Cuando terminé con los libros de la casa empecé a frecuentar la Biblioteca Pública. Me resultaba fascinante ver cómo los libros se pedían por medio de unas ajadas fichas y después subían desde los sótanos, en un pequeño pero veloz montacargas que era accionado con una cuerda. Yo imaginaba los bajos de la biblioteca como una catacumba romana llena de libros, llena de historias, y una hermosa pelirroja oculta entre los laberínticos pasillos.
Hoy, después de tantos años de aquella formación, mi casa repite esa misma idea. Hay libros por todos lados y sigo comprando. Leo con desorden, y compro lo que estimo me gustará leer. No siempre acierto. No soy un coleccionista, ni tengo primeras ediciones y mucho menos incunables.

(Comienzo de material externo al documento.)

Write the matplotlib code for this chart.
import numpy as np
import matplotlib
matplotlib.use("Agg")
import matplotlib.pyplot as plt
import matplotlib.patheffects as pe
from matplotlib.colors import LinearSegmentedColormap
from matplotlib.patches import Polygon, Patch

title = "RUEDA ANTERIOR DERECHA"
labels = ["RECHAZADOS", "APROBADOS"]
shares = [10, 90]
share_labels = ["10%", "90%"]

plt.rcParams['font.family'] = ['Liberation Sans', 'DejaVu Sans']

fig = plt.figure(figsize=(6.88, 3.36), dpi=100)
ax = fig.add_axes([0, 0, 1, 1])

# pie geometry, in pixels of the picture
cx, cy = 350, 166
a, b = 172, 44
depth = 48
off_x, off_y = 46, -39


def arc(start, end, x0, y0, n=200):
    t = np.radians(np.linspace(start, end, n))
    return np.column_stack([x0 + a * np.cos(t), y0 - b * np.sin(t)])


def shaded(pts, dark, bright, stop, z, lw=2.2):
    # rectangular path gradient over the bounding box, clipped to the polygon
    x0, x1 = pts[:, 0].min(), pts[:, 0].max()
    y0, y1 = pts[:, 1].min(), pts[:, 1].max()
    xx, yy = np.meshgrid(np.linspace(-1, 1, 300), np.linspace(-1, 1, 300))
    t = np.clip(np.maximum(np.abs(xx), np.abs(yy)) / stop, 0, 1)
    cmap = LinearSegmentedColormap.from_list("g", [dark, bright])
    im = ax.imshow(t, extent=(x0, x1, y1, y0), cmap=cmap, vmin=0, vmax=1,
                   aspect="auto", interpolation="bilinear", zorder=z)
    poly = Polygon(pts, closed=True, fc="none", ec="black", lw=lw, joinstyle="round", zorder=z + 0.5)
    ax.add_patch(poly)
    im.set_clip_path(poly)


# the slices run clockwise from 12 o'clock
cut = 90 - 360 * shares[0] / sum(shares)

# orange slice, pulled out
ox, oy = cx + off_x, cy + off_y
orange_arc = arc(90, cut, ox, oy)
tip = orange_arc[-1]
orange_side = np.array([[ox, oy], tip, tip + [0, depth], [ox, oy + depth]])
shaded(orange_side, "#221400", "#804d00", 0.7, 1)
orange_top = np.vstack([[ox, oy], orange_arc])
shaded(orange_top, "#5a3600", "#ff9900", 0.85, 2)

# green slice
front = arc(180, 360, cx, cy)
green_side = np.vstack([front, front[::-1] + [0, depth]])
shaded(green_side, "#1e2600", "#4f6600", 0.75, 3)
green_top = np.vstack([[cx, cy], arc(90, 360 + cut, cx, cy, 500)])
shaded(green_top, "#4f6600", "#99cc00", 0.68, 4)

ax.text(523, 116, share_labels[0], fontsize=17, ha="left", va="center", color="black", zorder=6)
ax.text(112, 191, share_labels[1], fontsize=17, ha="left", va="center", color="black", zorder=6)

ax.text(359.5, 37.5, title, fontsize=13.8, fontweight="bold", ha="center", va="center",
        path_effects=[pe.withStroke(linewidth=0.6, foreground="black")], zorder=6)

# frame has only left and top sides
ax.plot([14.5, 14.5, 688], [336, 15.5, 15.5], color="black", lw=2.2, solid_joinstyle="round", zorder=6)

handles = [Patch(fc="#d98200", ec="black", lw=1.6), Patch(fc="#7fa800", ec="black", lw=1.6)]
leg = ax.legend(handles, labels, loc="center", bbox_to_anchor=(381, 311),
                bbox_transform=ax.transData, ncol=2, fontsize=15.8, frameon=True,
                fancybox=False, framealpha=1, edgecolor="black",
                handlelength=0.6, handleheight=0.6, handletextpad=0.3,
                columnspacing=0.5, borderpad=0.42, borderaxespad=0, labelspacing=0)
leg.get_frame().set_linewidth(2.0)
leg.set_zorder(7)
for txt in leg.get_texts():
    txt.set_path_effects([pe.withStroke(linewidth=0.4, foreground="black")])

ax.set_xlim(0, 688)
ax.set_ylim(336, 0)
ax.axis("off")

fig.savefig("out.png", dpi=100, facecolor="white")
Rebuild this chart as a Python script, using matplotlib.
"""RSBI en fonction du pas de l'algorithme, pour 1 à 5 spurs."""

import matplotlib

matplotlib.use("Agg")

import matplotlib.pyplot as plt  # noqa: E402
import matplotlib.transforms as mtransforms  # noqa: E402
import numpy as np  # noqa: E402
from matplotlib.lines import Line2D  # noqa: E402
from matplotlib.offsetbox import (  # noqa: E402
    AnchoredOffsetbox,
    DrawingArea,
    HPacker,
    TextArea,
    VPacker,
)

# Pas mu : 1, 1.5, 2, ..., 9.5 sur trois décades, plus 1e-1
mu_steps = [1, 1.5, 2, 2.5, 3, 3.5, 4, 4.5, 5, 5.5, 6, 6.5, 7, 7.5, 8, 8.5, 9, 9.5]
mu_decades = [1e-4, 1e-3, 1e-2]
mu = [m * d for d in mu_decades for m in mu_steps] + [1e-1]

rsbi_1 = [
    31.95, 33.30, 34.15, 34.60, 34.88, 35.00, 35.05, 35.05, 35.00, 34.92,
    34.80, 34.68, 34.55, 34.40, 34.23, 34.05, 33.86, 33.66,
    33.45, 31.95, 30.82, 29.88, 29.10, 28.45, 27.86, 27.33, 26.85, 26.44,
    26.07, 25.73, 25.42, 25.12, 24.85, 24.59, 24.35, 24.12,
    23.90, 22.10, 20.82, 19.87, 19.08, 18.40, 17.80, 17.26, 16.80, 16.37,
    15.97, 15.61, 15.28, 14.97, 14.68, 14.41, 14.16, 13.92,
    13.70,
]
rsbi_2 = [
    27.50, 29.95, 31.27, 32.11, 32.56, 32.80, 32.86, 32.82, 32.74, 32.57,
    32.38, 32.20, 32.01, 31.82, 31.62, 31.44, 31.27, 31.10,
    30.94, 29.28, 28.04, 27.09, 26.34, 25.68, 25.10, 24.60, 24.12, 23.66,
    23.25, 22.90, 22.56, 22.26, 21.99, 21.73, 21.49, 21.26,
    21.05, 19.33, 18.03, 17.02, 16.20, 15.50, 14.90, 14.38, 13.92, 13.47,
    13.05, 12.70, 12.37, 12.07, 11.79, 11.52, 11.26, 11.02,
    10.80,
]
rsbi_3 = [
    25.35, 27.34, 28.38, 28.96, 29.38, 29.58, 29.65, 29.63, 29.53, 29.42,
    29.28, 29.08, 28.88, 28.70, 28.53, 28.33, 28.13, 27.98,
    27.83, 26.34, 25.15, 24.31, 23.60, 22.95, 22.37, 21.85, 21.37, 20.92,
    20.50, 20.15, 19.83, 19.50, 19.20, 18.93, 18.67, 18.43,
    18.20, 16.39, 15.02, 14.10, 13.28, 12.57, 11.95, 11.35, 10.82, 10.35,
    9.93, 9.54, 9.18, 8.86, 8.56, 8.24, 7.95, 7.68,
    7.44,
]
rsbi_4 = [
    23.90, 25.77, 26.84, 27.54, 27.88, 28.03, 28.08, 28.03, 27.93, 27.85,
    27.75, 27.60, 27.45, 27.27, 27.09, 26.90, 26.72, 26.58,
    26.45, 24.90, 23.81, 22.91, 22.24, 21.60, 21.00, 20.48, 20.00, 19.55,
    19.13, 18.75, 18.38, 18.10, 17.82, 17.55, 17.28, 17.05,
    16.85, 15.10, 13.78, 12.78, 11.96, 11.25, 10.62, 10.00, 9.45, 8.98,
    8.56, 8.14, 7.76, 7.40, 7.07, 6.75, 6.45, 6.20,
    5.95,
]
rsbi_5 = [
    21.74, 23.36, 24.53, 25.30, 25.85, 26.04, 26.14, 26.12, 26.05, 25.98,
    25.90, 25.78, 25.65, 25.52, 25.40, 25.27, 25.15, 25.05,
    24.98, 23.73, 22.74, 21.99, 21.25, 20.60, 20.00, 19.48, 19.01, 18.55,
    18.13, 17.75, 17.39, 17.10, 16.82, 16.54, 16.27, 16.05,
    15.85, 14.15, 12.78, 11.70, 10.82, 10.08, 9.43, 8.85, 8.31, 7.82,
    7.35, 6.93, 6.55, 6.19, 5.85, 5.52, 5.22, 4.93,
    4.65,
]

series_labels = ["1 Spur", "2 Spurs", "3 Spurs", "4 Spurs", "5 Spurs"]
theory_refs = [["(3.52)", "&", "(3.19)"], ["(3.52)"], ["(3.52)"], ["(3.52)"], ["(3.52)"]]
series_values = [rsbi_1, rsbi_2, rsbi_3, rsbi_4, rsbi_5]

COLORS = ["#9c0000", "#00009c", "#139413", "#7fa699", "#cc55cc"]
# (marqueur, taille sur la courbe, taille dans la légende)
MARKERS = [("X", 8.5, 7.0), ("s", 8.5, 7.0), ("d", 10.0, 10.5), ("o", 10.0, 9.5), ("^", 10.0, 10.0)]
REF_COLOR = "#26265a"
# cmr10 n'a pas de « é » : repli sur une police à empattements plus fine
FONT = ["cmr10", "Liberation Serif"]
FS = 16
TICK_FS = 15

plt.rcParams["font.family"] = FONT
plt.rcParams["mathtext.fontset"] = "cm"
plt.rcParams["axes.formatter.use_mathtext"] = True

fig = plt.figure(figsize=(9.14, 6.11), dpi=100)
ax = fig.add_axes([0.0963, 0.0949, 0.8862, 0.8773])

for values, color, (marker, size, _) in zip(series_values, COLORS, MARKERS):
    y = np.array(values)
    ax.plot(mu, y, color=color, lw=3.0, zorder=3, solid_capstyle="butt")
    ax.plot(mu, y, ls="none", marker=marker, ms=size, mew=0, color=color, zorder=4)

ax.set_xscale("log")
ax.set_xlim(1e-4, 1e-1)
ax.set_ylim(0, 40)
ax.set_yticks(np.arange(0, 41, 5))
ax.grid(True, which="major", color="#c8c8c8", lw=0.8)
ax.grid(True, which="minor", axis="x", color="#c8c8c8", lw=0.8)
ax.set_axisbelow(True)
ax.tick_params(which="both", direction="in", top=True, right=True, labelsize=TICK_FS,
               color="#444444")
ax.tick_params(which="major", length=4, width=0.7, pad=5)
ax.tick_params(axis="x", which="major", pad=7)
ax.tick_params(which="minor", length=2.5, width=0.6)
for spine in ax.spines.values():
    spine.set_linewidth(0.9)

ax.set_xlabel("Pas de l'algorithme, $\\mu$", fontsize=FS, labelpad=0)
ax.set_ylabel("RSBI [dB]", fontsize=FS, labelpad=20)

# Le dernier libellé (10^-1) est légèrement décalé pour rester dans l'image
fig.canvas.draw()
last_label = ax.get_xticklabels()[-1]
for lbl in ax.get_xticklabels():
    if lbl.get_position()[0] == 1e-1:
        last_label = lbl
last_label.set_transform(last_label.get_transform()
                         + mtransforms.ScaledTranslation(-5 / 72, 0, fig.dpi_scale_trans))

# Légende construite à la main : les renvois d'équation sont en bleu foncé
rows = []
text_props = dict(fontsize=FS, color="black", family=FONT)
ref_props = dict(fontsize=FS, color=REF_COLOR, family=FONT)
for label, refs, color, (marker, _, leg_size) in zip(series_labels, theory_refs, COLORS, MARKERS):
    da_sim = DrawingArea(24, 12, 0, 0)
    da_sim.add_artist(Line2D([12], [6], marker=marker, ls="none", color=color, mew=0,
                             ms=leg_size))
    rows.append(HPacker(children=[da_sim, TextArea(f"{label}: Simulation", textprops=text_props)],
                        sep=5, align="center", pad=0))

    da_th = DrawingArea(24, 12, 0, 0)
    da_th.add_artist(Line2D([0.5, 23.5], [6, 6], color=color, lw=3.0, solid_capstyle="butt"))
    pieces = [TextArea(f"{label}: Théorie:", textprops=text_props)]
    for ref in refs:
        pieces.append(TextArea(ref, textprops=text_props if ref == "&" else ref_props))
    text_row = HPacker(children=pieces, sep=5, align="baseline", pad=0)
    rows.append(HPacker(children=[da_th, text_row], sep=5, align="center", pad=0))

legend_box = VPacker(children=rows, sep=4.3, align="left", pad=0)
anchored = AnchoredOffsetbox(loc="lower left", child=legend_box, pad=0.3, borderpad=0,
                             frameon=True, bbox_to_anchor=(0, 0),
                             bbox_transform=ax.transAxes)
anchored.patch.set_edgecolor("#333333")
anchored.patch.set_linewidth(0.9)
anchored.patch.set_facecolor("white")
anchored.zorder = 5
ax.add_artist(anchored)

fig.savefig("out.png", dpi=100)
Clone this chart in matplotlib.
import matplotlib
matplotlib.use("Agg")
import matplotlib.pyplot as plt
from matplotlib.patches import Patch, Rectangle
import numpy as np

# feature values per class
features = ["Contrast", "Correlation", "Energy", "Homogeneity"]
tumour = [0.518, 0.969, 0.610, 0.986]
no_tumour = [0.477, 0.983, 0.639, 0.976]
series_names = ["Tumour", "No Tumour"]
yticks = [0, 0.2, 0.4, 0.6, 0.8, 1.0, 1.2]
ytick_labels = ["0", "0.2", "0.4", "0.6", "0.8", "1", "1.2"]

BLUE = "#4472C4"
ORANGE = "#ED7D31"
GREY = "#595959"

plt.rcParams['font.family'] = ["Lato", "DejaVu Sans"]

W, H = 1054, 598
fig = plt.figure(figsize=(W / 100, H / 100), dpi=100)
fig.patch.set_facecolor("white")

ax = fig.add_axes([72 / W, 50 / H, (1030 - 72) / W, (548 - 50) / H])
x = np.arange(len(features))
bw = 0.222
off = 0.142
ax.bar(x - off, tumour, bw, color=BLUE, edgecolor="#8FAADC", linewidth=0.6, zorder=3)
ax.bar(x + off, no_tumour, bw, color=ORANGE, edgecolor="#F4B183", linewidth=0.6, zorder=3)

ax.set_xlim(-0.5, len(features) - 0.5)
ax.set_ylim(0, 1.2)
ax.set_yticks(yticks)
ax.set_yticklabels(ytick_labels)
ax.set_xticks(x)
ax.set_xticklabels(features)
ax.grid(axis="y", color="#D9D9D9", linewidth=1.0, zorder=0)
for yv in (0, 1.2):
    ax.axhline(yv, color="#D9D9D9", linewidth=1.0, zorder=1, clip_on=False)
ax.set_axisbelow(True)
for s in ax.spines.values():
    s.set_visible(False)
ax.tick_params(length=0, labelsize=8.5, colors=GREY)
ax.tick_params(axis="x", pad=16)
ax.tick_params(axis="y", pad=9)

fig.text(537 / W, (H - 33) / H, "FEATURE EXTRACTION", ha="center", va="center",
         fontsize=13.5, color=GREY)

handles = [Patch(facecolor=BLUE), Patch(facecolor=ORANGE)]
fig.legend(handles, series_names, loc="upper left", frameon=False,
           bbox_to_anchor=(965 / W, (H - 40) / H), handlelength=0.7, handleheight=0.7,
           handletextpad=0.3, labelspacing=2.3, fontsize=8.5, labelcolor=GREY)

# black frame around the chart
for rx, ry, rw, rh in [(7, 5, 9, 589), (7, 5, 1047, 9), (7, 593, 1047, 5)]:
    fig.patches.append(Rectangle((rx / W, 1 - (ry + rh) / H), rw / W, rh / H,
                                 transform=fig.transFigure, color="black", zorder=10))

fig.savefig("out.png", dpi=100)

Nunca he contado cuántos tengo pero sí sé, modestamente, más o menos dónde está cada uno. Y sigo leyendo, leo hasta los papeles que veo tirados por las calles, los carteles de los anuncios, las frases en los sobres de azúcar, las leyendas en los camiones.
Antes creo que leíamos para ser reconocidos, para intentar entender el mundo y saber más acerca de todo. Hoy las cosas han cambiado, es frecuente, cada vez más, encontrar gente que incluso se vanagloria de no haber leído jamás un libro. Así, el rol que antes cumplía el libro, la escuela o la familia, lo cumplen los medios. Y el grueso de la gente consume esto y lo incorpora.
Si hemos de construir nuestras vidas, si hemos de inventarlas, es mejor hacerlo con el conocimiento de los libros. Allí están las herramientas y las claves.
Cuando encuentras un autor no necesitas nada, apenas un poco de sol en la ventana. Y a veces ni siquiera eso. Y si esto no te llena puedes criar codornices y probar de discurrir sin la televisión. Los huevos de las codornices también enseñan mucho, no te creas.